At Beit Hanassi, Peres has hosted more than 260 events including the annual memorial for Yitzhak Rabin, the installation of the new government last spring, and the annual bar mitzva ceremony for those whose father or mother died on active service in the IDF,.
Projects that he encourages with the full approval of the government include opportunities for academic study toward a degree for everyone serving in the army; integration of the Arab community into the work force and society; hi-tech studies for Arab students; R&D exchanges and cooperation between Israeli researchers and those of other countries; and the annual Facing Tomorrow mega conferences that bring some of the world’s finest minds to Israel.
Peres took a modest attitude to his achievements, crediting his staff and insisting that it was a team effort in which “we’re sensitive to all that concerns the public.” He has no hankering for a return to political life. He prefers to look forward rather than back.
Speaking of the work of his office, Peres said: “We have no desire to manage anything.
We just want to help where we can.”
He emphasized the importance of Jewish unity and Jewish values, and said that Israel must meet the challenges of making itself attractive to Diaspora Jews.
“The first chapter in the Zionist saga is over. We are no longer a haven. Jews live relatively well in the world and in order to bring more Jews to Israel we have to be attractive and competitive.”

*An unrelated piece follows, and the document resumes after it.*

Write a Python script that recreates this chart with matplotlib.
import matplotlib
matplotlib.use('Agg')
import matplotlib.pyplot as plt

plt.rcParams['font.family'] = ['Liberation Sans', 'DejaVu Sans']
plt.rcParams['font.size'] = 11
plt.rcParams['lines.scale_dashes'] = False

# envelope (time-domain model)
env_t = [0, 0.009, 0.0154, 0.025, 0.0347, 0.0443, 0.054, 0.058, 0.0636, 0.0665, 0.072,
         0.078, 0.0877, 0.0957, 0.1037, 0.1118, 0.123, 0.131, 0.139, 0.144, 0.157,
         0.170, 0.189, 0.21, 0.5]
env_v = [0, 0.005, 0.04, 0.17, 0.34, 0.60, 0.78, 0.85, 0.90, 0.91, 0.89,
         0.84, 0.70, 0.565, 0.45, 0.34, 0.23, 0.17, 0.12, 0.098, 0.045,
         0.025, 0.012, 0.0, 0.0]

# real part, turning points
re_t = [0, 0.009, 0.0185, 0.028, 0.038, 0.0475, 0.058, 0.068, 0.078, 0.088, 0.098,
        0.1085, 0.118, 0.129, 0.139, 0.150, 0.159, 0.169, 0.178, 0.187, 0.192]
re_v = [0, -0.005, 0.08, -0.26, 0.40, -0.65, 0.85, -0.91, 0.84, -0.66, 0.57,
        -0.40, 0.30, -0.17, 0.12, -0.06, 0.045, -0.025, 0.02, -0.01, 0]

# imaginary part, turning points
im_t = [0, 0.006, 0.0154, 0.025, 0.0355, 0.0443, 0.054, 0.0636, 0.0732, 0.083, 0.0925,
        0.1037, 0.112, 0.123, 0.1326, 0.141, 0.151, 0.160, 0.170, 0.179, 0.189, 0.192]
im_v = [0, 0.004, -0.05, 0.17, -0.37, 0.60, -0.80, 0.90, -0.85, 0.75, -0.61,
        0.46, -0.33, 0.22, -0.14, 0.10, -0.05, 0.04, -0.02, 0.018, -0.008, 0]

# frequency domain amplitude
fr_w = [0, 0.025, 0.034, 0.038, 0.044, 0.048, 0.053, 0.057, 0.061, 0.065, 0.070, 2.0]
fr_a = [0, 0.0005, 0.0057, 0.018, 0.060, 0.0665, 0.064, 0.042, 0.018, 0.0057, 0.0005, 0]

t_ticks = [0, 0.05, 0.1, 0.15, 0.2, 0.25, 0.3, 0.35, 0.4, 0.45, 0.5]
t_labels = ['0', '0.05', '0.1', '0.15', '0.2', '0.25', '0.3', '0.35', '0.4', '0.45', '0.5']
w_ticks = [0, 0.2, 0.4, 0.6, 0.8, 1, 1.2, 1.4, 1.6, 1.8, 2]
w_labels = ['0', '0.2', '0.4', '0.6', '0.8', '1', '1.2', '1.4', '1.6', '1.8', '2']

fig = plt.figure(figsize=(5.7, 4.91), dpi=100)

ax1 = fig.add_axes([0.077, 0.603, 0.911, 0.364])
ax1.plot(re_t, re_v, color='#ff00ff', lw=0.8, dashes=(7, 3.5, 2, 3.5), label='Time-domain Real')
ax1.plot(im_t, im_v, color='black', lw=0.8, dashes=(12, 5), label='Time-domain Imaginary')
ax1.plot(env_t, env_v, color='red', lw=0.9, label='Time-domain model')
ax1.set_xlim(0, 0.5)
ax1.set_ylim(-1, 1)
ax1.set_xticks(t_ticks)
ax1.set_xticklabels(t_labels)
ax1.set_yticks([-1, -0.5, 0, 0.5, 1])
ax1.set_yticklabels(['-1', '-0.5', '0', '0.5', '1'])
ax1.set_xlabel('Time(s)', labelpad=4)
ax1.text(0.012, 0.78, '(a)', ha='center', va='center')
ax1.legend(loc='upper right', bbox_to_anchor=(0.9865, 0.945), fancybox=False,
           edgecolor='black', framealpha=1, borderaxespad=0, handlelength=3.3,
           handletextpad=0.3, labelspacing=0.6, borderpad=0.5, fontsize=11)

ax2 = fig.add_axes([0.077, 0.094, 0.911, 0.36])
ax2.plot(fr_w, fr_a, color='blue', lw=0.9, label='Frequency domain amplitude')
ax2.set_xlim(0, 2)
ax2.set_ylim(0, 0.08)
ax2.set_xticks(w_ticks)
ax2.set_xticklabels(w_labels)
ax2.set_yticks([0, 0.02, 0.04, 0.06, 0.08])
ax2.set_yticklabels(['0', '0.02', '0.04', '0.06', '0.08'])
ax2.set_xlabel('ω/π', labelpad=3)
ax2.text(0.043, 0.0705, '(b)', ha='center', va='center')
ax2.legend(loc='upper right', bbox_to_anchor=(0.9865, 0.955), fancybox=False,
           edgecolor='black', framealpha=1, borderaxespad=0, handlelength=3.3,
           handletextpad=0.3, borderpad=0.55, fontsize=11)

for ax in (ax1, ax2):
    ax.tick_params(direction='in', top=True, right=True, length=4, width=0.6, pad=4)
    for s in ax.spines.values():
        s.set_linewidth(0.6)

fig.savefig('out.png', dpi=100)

Much of the exchange between Peres and the reporters was off the record, but he did agree to go public on the subject of Schalit and was cautiously optimistic that even though reaching an agreement with Hamas would be difficult, the day that Schalit returns home would not be long in coming.
Asked what he would do when his term comes to an end in four years, Peres replied that science is moving at such a rapid pace that he was certain that sooner or later there would be fitness clubs for the mind as well as for the body.